Wir sind zu früh, The Notwist zu spät. Ein höflicher junger Mann in braunem Kord springt ein und brüht frischen Kaffee. „Fertig. Milch und Zucker – steht alles draußen.“ Ein netter Wink als freundlicher Raumverweis. Im Studio wird nämlich gearbeitet, konzentriert an der zweiten Stimme im dritten Refrain gefeilt.

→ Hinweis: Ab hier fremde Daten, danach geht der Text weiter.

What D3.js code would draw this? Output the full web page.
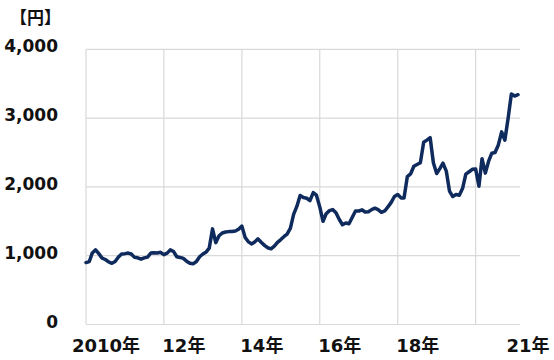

Im Vorzimmer herrscht Jugendherbergs-Atmosphäre: Lizenzfiguren aus Fast-Food-Tüten haben auf dem Fensterbrett ein Douglas-Adams-Taschenbuch umstellt. Zur Seite gelegte Handys spielen sich in ihrer Einsamkeit nervtötende Ruf-Melodien vor. Der Abfallkorb-große Spielzeugroboter am Empfang bewahrt sein dummdreistes Grinsen trotz der muffigen Musikanten-Wäsche zu seinen Rollen. Und blickt dabei doch leer hinaus ins graue oberbayerische Hinterland. Das Uphon-Tonstudio befindet sich in einer Dorf gewordenen Winzigkeit namens Wilzhofen, keine fünf Autominuten nördlich vom Musik-Mekka-Mythos Weilheim entfernt – mitten drin im Nirgendwo. „Links die letzte Einfahrt vor der BayWa-Technik.“ Kreativität is where the heart is. Solange nur Strom und Kaffeewasser fließen. In diesem Studio haben The Notwist in fünfzehn Monaten ein kleines Vermögen gelassen. „Neon Golden“, das neue Album fast vier Jahre nach „Shrink“, ist – das wird nach mehrmaligem Hören klar und klarer – nicht die schlechteste Geldanlage gewesen.

Kurze Zeit später wird sich übrigens zeigen: Die sympathischen jungen Herren, die an diesem Wintertag im Erdgeschoss mit Engelsgeduld Song-Spuren mixen, sind zwei Viertel der Ingolstädter Gitarrenpop-Kapelle Slut, die an ihrem nächsten Album feilt. Und der verschmitzte kleine Bursche mit dem Kinnbart, gewandet in sportliche Übergröße? Na, hören Sie mal: Das ist Mario Thaler – seines Zeichens Studiobesitzer und schon ein klein wenig Produzentenlegende. Wer mag, darf jetzt gerne ein wenig aufgeregt auf seinem Stühlchen herumrutschen angesichts der Popstars aus den Festival-Vorprogrammen, die sich in Wilzhofen und somit in diesem Artikel die Klinke nur so in die Hand drücken. Zwischenzeitlich sind nämlich auch drei von vier Notwistern eingetroffen. Sänger und Gitarrist Markus Acher wird nach einem Monat Tournee mit seinem Projekt Lali Puna für weitere zwei Wochen in innereuropäischer Ferne bleiben – heute sind sie in Paris, wo ein erlesenes Digi-Pop-Publikum beschallt werden möchte.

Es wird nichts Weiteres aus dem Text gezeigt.